----- Dataset section -----

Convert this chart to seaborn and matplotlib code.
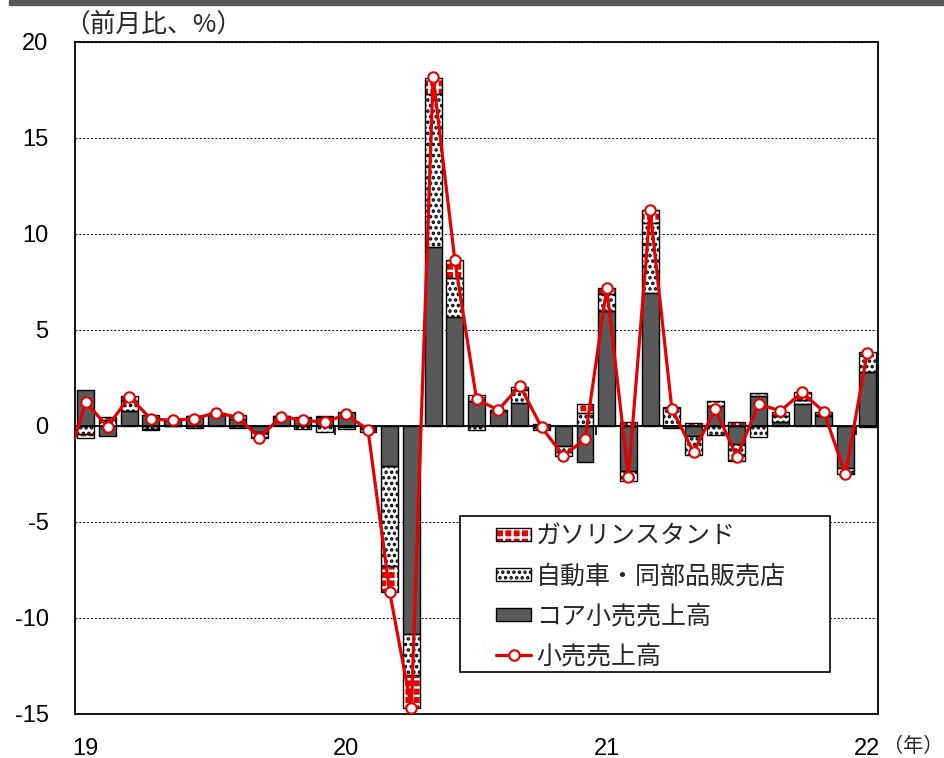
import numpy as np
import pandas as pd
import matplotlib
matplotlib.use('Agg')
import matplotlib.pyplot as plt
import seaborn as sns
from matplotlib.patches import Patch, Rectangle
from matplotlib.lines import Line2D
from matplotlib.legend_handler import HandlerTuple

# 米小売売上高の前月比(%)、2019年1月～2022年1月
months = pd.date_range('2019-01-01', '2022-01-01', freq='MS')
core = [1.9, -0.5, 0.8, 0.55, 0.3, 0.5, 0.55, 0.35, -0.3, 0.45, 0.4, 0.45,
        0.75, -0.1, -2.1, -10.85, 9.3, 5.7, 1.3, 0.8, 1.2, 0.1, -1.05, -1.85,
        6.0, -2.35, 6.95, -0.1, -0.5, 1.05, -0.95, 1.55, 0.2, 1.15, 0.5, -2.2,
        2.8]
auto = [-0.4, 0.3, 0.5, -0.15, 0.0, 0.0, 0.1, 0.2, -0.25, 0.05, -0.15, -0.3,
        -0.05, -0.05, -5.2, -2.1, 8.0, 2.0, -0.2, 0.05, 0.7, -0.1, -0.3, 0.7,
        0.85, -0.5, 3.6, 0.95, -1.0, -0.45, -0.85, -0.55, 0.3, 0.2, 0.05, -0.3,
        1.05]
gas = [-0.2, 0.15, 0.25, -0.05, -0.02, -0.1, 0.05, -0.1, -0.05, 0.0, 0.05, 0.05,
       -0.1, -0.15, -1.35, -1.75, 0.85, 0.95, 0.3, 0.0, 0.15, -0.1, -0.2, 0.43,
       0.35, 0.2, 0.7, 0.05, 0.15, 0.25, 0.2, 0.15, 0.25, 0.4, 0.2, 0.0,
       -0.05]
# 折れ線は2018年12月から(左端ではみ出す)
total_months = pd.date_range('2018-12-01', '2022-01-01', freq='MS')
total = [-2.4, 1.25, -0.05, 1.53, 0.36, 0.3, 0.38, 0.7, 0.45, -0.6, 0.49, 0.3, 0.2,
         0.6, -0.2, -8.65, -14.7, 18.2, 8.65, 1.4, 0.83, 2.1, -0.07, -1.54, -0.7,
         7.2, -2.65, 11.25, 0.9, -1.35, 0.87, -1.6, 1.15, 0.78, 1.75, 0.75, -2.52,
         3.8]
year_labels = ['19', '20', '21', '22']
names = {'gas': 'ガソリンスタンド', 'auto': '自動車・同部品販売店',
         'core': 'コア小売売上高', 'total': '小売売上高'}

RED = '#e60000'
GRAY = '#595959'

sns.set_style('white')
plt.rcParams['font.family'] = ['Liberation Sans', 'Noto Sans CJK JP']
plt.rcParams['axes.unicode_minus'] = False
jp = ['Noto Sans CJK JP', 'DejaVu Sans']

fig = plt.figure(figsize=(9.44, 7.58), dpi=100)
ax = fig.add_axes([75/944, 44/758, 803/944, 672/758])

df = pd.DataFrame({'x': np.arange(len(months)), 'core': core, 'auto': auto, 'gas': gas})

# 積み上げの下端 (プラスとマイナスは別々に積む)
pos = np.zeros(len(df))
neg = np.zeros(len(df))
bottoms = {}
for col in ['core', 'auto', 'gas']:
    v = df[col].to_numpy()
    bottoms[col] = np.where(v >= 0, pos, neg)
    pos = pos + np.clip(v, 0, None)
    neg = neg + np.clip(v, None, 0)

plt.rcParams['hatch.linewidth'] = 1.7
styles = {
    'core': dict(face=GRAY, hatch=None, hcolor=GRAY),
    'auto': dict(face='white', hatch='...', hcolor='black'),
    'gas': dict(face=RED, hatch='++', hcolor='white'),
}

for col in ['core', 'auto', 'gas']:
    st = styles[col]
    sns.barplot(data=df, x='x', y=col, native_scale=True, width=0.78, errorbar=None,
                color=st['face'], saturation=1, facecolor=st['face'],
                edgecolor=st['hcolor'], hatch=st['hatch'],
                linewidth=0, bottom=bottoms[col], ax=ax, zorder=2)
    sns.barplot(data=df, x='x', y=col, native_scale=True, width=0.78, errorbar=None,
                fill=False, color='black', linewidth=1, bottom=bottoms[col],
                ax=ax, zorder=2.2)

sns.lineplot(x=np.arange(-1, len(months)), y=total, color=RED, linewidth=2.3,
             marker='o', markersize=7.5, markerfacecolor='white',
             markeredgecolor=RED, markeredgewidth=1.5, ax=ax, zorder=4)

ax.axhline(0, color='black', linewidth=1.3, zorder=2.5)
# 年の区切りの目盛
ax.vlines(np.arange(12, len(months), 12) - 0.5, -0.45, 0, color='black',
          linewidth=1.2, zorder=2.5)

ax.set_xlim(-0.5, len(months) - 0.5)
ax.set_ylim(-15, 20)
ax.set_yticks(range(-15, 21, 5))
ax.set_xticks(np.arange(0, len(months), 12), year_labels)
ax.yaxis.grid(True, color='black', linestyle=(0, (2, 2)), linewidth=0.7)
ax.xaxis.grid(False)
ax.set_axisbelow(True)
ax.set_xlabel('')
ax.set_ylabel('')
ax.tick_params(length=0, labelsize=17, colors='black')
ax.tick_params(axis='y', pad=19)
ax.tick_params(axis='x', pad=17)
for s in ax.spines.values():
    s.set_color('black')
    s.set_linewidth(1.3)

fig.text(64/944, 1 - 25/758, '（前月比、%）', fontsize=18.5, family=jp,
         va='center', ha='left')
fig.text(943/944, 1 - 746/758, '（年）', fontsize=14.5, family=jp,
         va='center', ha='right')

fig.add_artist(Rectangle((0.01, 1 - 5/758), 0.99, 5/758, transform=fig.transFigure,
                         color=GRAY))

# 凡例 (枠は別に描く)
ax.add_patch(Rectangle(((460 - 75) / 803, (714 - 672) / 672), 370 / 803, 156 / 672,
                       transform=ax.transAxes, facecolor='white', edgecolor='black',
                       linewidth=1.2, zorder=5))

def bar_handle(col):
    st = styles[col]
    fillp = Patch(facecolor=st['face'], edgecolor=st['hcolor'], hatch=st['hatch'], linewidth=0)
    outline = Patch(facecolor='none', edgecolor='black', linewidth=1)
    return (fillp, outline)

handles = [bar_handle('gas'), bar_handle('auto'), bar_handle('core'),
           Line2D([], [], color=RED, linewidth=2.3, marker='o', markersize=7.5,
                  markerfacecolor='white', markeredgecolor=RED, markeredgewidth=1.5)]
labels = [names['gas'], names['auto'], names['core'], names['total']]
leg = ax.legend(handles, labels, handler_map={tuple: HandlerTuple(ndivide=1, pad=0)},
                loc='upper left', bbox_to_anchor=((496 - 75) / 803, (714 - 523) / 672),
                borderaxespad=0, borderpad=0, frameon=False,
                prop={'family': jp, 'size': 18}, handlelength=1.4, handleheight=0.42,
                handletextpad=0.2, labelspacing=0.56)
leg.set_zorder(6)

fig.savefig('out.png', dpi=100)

-----

## Task to complete
Reproduce only the lines from the beginning of the data through the line that contains "from matplotlib.legend_handler import", both included, and please drop the pictures.

## Written solution
Convert this chart to seaborn and matplotlib code.
import numpy as np
import pandas as pd
import matplotlib
matplotlib.use('Agg')
import matplotlib.pyplot as plt
import seaborn as sns
from matplotlib.patches import Patch, Rectangle
from matplotlib.lines import Line2D
from matplotlib.legend_handler import HandlerTuple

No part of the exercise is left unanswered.